• **Your goal**:
Copy exactly the lines from the one containing "Reproduce this diagram with TikZ." to the one containing "(0,0) rectangle (1666,915);", both lines included, and nothing else.

• **Task input**:
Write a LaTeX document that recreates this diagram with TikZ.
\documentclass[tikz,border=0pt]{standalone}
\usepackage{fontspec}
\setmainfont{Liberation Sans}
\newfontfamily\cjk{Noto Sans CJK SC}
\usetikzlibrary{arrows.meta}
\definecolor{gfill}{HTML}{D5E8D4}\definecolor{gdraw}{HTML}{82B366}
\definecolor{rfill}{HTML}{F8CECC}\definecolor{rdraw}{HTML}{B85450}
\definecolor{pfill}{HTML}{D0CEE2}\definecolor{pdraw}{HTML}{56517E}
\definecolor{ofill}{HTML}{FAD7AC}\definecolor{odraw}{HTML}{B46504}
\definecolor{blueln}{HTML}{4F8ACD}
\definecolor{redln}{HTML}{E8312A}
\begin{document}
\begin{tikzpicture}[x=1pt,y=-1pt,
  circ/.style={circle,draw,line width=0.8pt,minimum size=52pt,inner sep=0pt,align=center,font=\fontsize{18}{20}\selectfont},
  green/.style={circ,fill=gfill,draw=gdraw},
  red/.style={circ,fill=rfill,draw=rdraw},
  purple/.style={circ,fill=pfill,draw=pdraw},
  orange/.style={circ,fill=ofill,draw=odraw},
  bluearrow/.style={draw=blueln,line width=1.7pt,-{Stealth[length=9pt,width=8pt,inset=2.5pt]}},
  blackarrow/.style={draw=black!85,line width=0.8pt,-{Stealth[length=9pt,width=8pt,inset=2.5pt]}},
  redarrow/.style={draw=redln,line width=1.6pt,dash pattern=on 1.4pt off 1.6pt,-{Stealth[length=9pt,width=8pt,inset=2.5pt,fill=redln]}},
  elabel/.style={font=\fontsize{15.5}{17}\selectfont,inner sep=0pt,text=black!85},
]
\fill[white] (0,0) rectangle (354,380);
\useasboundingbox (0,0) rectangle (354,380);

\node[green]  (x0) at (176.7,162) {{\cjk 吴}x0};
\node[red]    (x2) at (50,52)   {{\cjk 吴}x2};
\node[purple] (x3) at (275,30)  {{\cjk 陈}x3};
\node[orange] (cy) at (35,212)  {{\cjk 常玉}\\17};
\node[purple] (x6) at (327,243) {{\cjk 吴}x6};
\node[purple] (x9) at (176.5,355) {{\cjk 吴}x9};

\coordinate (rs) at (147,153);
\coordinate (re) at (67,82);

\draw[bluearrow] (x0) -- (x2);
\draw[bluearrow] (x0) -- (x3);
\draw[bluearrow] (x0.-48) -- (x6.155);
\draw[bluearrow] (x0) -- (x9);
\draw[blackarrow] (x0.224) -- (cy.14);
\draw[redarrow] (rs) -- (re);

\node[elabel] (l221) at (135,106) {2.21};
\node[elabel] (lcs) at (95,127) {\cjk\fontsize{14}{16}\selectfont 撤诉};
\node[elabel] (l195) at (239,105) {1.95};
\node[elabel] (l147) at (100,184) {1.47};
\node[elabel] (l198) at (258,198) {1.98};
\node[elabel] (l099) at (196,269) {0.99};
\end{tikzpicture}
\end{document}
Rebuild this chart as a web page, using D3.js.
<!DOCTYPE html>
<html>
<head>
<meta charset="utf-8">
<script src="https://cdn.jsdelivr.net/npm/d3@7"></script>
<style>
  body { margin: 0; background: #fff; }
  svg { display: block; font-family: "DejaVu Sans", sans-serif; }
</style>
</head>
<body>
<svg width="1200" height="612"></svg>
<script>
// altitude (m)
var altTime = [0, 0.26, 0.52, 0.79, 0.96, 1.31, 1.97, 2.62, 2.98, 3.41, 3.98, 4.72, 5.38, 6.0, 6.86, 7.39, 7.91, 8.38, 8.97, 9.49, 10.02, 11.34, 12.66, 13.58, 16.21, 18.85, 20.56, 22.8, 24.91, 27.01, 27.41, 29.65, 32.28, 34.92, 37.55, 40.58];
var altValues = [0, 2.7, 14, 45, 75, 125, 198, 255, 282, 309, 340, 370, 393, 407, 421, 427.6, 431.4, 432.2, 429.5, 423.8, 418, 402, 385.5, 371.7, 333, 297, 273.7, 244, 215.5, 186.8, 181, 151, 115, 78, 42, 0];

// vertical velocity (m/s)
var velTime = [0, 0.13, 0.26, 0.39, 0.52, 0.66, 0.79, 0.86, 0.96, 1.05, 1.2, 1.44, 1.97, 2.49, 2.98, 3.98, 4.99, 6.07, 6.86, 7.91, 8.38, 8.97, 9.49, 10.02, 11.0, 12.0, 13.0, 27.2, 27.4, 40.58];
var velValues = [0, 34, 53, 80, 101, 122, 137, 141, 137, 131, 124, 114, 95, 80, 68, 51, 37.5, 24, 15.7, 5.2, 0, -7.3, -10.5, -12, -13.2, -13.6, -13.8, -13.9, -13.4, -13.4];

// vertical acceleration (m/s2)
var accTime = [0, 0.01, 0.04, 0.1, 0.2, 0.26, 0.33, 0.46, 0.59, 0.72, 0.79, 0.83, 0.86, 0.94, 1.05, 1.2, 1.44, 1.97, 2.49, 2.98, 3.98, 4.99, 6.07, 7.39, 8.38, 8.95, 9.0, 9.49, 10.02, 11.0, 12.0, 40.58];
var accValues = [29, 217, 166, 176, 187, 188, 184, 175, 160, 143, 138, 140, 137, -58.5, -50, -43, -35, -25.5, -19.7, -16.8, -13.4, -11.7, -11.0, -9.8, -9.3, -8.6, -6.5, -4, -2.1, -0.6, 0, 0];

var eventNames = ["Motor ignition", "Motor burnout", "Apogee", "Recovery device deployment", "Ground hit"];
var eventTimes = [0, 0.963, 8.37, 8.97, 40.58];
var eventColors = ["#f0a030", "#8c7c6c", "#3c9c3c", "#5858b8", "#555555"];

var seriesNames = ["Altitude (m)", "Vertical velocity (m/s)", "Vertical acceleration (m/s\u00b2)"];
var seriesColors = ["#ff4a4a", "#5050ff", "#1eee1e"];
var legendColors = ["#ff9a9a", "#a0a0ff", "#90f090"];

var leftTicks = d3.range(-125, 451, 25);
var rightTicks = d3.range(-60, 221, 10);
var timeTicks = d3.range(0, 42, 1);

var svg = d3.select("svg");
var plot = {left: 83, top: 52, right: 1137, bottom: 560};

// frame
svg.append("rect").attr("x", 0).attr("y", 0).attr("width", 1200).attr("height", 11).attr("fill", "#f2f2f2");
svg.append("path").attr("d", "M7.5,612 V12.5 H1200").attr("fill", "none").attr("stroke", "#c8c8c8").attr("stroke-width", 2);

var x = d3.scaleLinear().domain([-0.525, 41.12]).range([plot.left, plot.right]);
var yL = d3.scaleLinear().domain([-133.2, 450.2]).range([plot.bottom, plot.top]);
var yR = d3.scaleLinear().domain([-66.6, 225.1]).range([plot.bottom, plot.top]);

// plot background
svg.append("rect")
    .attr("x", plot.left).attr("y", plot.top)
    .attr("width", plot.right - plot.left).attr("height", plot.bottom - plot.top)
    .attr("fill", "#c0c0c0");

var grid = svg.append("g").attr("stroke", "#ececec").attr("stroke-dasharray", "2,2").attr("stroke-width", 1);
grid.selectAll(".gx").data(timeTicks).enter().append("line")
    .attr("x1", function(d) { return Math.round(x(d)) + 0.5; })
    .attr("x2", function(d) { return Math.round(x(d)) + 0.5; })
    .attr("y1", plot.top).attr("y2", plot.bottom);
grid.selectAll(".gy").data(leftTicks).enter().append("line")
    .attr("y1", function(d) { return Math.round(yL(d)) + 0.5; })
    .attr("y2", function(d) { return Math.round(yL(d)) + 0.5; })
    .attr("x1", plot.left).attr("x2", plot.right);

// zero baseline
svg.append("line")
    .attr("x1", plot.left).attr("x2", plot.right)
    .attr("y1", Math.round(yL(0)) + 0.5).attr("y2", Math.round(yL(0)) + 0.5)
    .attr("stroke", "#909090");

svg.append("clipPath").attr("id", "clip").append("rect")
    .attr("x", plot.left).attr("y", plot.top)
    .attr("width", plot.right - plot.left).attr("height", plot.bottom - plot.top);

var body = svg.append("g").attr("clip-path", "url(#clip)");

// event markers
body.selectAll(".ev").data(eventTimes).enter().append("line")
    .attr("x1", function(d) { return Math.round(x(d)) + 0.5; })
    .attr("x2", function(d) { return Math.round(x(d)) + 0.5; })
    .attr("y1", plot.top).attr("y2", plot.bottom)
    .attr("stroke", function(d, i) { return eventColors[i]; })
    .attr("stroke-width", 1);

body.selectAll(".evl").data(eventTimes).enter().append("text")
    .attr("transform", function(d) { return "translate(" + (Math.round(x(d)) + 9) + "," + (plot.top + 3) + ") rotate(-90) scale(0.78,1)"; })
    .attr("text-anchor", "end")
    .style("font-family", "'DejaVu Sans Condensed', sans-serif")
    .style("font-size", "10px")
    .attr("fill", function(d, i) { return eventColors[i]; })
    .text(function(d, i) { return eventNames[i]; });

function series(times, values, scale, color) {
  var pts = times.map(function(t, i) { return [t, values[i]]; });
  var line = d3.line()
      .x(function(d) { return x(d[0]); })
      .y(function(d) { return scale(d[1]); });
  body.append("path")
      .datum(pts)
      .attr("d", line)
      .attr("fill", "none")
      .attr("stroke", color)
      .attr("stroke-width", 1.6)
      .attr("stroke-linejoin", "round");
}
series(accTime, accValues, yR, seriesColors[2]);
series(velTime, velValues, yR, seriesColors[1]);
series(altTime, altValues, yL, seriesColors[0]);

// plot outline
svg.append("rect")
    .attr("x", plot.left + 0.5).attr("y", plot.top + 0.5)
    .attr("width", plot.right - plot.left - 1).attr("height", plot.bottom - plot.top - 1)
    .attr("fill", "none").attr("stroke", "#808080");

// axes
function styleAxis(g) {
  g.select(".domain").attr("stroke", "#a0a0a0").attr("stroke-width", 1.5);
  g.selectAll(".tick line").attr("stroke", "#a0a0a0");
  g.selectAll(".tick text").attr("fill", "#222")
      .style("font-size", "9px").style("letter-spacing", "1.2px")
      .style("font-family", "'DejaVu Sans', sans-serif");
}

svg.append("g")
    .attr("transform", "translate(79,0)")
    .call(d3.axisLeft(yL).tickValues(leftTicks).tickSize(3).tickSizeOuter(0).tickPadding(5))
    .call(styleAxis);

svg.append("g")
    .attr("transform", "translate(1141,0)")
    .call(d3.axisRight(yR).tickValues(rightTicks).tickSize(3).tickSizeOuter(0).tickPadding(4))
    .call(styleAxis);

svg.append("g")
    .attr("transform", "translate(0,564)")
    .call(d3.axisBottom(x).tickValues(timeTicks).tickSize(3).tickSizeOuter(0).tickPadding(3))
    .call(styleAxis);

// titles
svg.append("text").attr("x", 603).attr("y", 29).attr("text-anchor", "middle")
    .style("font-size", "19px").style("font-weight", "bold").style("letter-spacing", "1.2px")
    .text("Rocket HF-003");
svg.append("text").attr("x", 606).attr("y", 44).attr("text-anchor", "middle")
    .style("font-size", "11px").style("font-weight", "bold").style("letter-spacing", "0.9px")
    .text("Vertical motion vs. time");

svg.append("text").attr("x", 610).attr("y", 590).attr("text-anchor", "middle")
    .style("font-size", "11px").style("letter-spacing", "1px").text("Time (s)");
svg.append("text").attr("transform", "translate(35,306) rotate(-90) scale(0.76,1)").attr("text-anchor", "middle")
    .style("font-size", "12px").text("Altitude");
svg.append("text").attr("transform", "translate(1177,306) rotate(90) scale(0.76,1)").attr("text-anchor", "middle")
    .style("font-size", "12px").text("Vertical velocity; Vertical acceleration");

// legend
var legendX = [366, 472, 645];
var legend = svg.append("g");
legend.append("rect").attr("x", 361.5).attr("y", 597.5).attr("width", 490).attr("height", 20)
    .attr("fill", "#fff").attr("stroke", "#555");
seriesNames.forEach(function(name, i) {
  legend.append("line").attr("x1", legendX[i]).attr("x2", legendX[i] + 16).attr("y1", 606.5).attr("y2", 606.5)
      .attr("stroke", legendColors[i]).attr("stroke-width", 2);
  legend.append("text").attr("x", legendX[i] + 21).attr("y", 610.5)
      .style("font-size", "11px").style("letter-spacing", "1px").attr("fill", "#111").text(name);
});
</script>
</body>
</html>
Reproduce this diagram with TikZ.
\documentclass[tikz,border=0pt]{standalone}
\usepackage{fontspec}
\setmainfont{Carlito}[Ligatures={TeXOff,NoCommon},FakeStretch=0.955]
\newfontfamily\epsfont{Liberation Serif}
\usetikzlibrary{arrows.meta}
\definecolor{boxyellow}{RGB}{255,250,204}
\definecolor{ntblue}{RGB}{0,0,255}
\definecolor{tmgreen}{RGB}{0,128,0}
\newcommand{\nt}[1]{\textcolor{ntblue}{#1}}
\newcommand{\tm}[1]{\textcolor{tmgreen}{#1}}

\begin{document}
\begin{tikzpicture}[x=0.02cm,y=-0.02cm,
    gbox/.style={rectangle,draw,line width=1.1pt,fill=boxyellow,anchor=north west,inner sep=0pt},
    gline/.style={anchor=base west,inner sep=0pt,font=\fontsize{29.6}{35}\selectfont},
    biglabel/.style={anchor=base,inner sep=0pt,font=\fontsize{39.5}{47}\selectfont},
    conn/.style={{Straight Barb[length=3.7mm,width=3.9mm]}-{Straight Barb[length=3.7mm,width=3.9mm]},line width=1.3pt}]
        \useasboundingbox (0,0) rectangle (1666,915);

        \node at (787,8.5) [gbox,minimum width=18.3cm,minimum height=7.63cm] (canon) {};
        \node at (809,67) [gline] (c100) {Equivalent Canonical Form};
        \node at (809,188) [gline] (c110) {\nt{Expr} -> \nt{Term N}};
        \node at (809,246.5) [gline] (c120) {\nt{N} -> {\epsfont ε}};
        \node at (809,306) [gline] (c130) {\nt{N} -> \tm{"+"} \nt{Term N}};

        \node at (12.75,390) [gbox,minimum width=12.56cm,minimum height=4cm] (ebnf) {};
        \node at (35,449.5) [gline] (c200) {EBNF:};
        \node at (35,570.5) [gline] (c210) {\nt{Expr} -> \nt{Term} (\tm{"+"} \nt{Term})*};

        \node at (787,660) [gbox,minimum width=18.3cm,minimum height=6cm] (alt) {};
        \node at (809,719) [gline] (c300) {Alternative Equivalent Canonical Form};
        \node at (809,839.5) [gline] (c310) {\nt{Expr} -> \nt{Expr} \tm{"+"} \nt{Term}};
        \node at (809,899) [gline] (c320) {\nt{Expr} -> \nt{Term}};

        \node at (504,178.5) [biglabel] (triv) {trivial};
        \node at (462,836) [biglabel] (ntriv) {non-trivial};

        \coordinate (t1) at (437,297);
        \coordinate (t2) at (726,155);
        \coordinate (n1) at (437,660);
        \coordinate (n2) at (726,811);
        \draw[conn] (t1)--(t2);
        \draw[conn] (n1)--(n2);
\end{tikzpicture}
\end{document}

• **The solution**:
Reproduce this diagram with TikZ.
\documentclass[tikz,border=0pt]{standalone}
\usepackage{fontspec}
\setmainfont{Carlito}[Ligatures={TeXOff,NoCommon},FakeStretch=0.955]
\newfontfamily\epsfont{Liberation Serif}
\usetikzlibrary{arrows.meta}
\definecolor{boxyellow}{RGB}{255,250,204}
\definecolor{ntblue}{RGB}{0,0,255}
\definecolor{tmgreen}{RGB}{0,128,0}
\newcommand{\nt}[1]{\textcolor{ntblue}{#1}}
\newcommand{\tm}[1]{\textcolor{tmgreen}{#1}}

\begin{document}
\begin{tikzpicture}[x=0.02cm,y=-0.02cm,
    gbox/.style={rectangle,draw,line width=1.1pt,fill=boxyellow,anchor=north west,inner sep=0pt},
    gline/.style={anchor=base west,inner sep=0pt,font=\fontsize{29.6}{35}\selectfont},
    biglabel/.style={anchor=base,inner sep=0pt,font=\fontsize{39.5}{47}\selectfont},
    conn/.style={{Straight Barb[length=3.7mm,width=3.9mm]}-{Straight Barb[length=3.7mm,width=3.9mm]},line width=1.3pt}]
        \useasboundingbox (0,0) rectangle (1666,915);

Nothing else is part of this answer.